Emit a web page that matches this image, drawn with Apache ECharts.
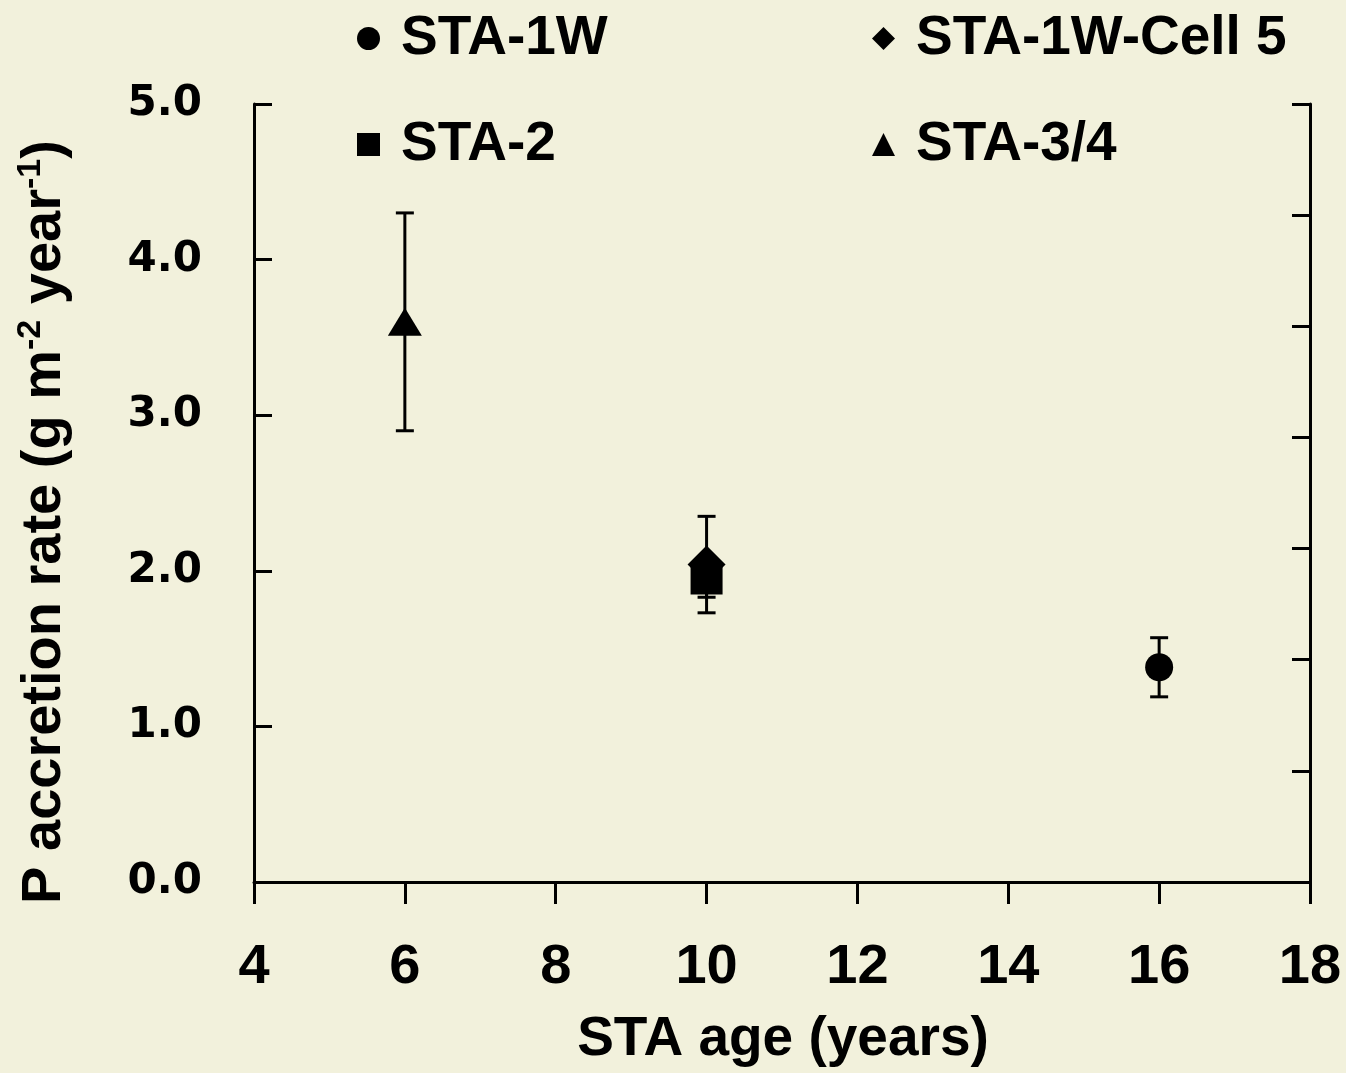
<!DOCTYPE html>
<html>
<head>
<meta charset="utf-8">
<script src="https://cdn.jsdelivr.net/npm/echarts@6/dist/echarts.min.js"></script>
<style>
html,body{margin:0;padding:0;background:#f2f1dc;}
#c{width:1346px;height:1073px;}
</style>
</head>
<body>
<div id="c"></div>
<script>
// ---- data ----
const seriesNames = ['STA-1W', 'STA-1W-Cell 5', 'STA-2', 'STA-3/4'];
const ages_STA1W = [16];
const rate_STA1W = [1.38];
const err_STA1W = [0.19];
const ages_Cell5 = [10];
const rate_Cell5 = [2.04];
const err_Cell5 = [0.31];
const ages_STA2 = [10];
const rate_STA2 = [1.95];
const err_STA2 = [0.12];
const ages_STA34 = [6];
const rate_STA34 = [3.6];
const err_STA34 = [0.7];
const xTicks = [4, 6, 8, 10, 12, 14, 16, 18];
const yTicks = [0, 1, 2, 3, 4, 5];

const SANS = '"Liberation Sans", Arial, sans-serif';
const WIDE = '"DejaVu Sans", Verdana, sans-serif';

function pts(xs, ys) { return xs.map((x, i) => [x, ys[i]]); }
function errs(xs, ys, es) { return xs.map((x, i) => [x, ys[i] - es[i], ys[i] + es[i]]); }

const allErr = [].concat(
  errs(ages_STA1W, rate_STA1W, err_STA1W),
  errs(ages_Cell5, rate_Cell5, err_Cell5),
  errs(ages_STA2, rate_STA2, err_STA2),
  errs(ages_STA34, rate_STA34, err_STA34)
);

const chart = echarts.init(document.getElementById('c'), null, {renderer: 'canvas'});

function legendItem(name, icon, left, top) {
  return {
    data: [{name: name, icon: icon}],
    left: left, top: top, padding: 0,
    itemWidth: 23, itemHeight: 23,
    selectedMode: false,
    textStyle: {
      fontFamily: SANS, fontWeight: 'bold', fontSize: 55, color: '#000',
      lineHeight: 55, padding: [0, 0, 0, 16]
    }
  };
}

const option = {
  backgroundColor: '#f2f1dc',
  animation: false,
  grid: {left: 254, right: 36, top: 104, bottom: 191, containLabel: false},
  legend: [
    legendItem(seriesNames[0], 'circle', 357, 11),
    legendItem(seriesNames[1], 'diamond', 872, 11),
    legendItem(seriesNames[2], 'rect', 357, 117),
    legendItem(seriesNames[3], 'triangle', 872, 117)
  ],
  xAxis: {
    type: 'value', min: xTicks[0], max: xTicks[xTicks.length - 1], interval: 2,
    axisLine: {show: true, lineStyle: {color: '#000', width: 3}},
    axisTick: {show: true, inside: false, length: 22, lineStyle: {color: '#000', width: 3}},
    splitLine: {show: false},
    axisLabel: {fontFamily: SANS, fontWeight: 'bold', fontSize: 56, color: '#000', margin: 58}
  },
  yAxis: [
    {
      type: 'value', min: yTicks[0], max: yTicks[yTicks.length - 1], interval: 1,
      axisLine: {show: true, lineStyle: {color: '#000', width: 3}},
      axisTick: {show: true, inside: true, length: 18, lineStyle: {color: '#000', width: 3}},
      splitLine: {show: false},
      axisLabel: {fontFamily: WIDE, fontWeight: 'bold', fontSize: 42, color: '#000', margin: 52,
        formatter: v => v.toFixed(1)}
    },
    {
      type: 'value', position: 'right', min: 0, max: 7, interval: 1,
      axisLine: {show: true, lineStyle: {color: '#000', width: 3}},
      axisTick: {show: true, inside: true, length: 18, lineStyle: {color: '#000', width: 3}},
      splitLine: {show: false},
      axisLabel: {show: false}
    }
  ],
  graphic: [
    {
      type: 'text', x: 45, y: 522, rotation: Math.PI / 2,
      style: {
        text: '{a|P accretion rate (g m}{s|-2}{a| year}{s|-1}{a|)}',
        align: 'center', verticalAlign: 'middle',
        rich: {
          a: {fontFamily: SANS, fontWeight: 'bold', fontSize: 56, fill: '#000', lineHeight: 62},
          s: {fontFamily: SANS, fontWeight: 'bold', fontSize: 34, fill: '#000', lineHeight: 36, verticalAlign: 'top'}
        }
      }
    },
    {
      type: 'text', x: 783, y: 1040,
      style: {
        text: 'STA age (years)', align: 'center', verticalAlign: 'middle',
        fontFamily: SANS, fontWeight: 'bold', fontSize: 55, fill: '#000'
      }
    }
  ],
  series: [
    {
      type: 'custom', name: 'err', z: 1,
      renderItem: function (params, api) {
        const x = api.value(0);
        const lo = api.coord([x, api.value(1)]);
        const hi = api.coord([x, api.value(2)]);
        const cw = 9;
        const st = {stroke: '#000', lineWidth: 3};
        return {
          type: 'group',
          children: [
            {type: 'line', shape: {x1: lo[0], y1: lo[1], x2: hi[0], y2: hi[1]}, style: st},
            {type: 'line', shape: {x1: lo[0] - cw, y1: lo[1], x2: lo[0] + cw, y2: lo[1]}, style: st},
            {type: 'line', shape: {x1: hi[0] - cw, y1: hi[1], x2: hi[0] + cw, y2: hi[1]}, style: st}
          ]
        };
      },
      encode: {x: 0, y: [1, 2]},
      data: allErr
    },
    {name: seriesNames[0], type: 'scatter', symbol: 'circle', symbolSize: 28, z: 3,
      itemStyle: {color: '#000', opacity: 1}, data: pts(ages_STA1W, rate_STA1W)},
    {name: seriesNames[1], type: 'scatter', symbol: 'diamond', symbolSize: [38, 38], z: 3,
      itemStyle: {color: '#000', opacity: 1}, data: pts(ages_Cell5, rate_Cell5)},
    {name: seriesNames[2], type: 'scatter', symbol: 'rect', symbolSize: 32, z: 4,
      itemStyle: {color: '#000', opacity: 1}, data: pts(ages_STA2, rate_STA2)},
    {name: seriesNames[3], type: 'scatter', symbol: 'triangle', symbolSize: [34, 28], z: 3,
      itemStyle: {color: '#000', opacity: 1}, data: pts(ages_STA34, rate_STA34)}
  ]
};
chart.setOption(option);
</script>
</body>
</html>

+ + + +

▶ _Description of the task_
Quote, exactly and only, the lines from the first line of the data above through the line containing "const yTicks = [0, 1, 2, 3, 4, 5];". The pictures do not belong in it.

▶ _Final result_
Emit a web page that matches this image, drawn with Apache ECharts.
<!DOCTYPE html>
<html>
<head>
<meta charset="utf-8">
<script src="https://cdn.jsdelivr.net/npm/echarts@6/dist/echarts.min.js"></script>
<style>
html,body{margin:0;padding:0;background:#f2f1dc;}
#c{width:1346px;height:1073px;}
</style>
</head>
<body>
<div id="c"></div>
<script>
// ---- data ----
const seriesNames = ['STA-1W', 'STA-1W-Cell 5', 'STA-2', 'STA-3/4'];
const ages_STA1W = [16];
const rate_STA1W = [1.38];
const err_STA1W = [0.19];
const ages_Cell5 = [10];
const rate_Cell5 = [2.04];
const err_Cell5 = [0.31];
const ages_STA2 = [10];
const rate_STA2 = [1.95];
const err_STA2 = [0.12];
const ages_STA34 = [6];
const rate_STA34 = [3.6];
const err_STA34 = [0.7];
const xTicks = [4, 6, 8, 10, 12, 14, 16, 18];
const yTicks = [0, 1, 2, 3, 4, 5];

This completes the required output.